As we shall confirm next lecture, the choice of the non-interacting (unperturbed) wavefunctions is central to perturbation theory, which uses previous approximations to build better ones in an iterative way. But in the variational method, we are not bound to such privileged wavefunctions. We can use any trial wavefunction we want (as long as it is normalized).

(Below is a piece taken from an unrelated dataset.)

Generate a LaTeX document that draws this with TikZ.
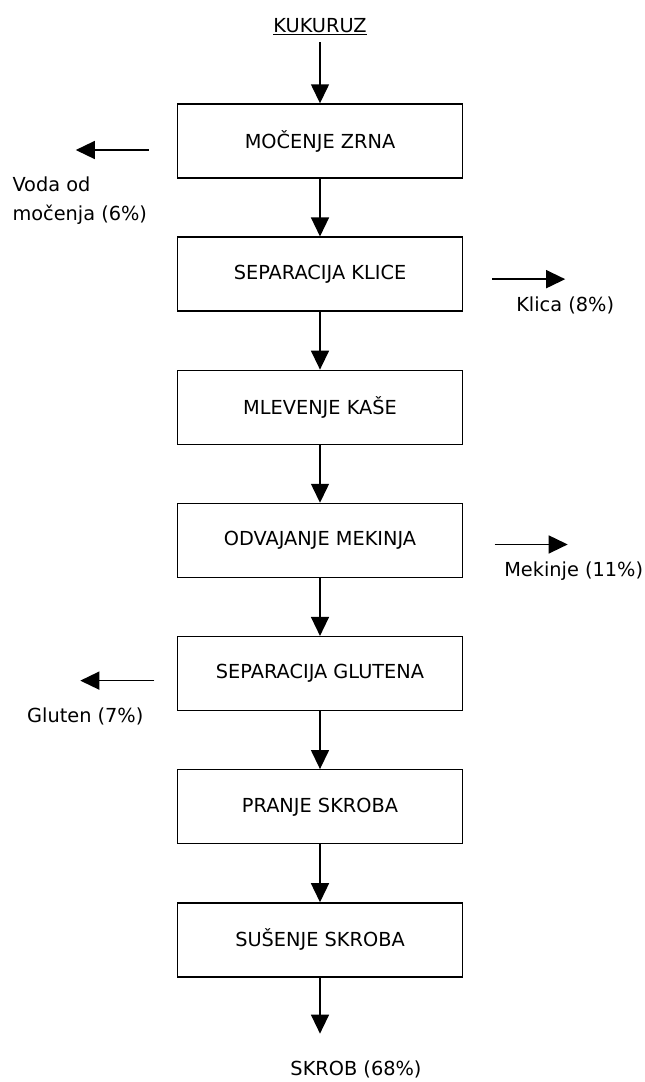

So we can use for instance this more general trial wavefunction, as a function of the parameter $Z$:

$$\displaystyle \psi(\vec r_1,\vec r_2)={Z^3\over\pi a_\mathrm{B}^3}e^{-Z(r_1+r_2)/a_\mathrm{B}}$$

with $Z^3$ for normalization. That allows to shrink or broaden the wavefunction, possibly taking into account the screening of the other electron. Computing the average of over this wavefunction, we now find:

$$\langle H_\mathrm{He}\rangle=[-2Z^2+(27/4)Z]E_1$$

which has a minimum, for all values of $Z$ (remember that $E_1<0$), which hits the best approximation that this trial wavefunction can provide. The minimum is obviously found by solving for the $Z$-derivative:

$${d\over dZ}\langle H_\mathrm{He}\rangle=[-4Z+(27/4)]E_1=0$$

which gives us $Z={27\over 16}$. The energy at this value of $Z$, which is $\approx 1.69$ (that one can see as an effective screened electron charge) is:

$$\langle H_\mathrm{He}\rangle={729\over 128}E_1=-77.45\mathrm{eV}$$

which starts to get very close from the -78.975eV experimental value! One could still look for better trial wavefunctions with more parameters.


At some point, though, that would be simpler to actually numerically integrate the equation, and so the problem becomes a computational one, rather than a physics one, so we leave it to experts in those questions.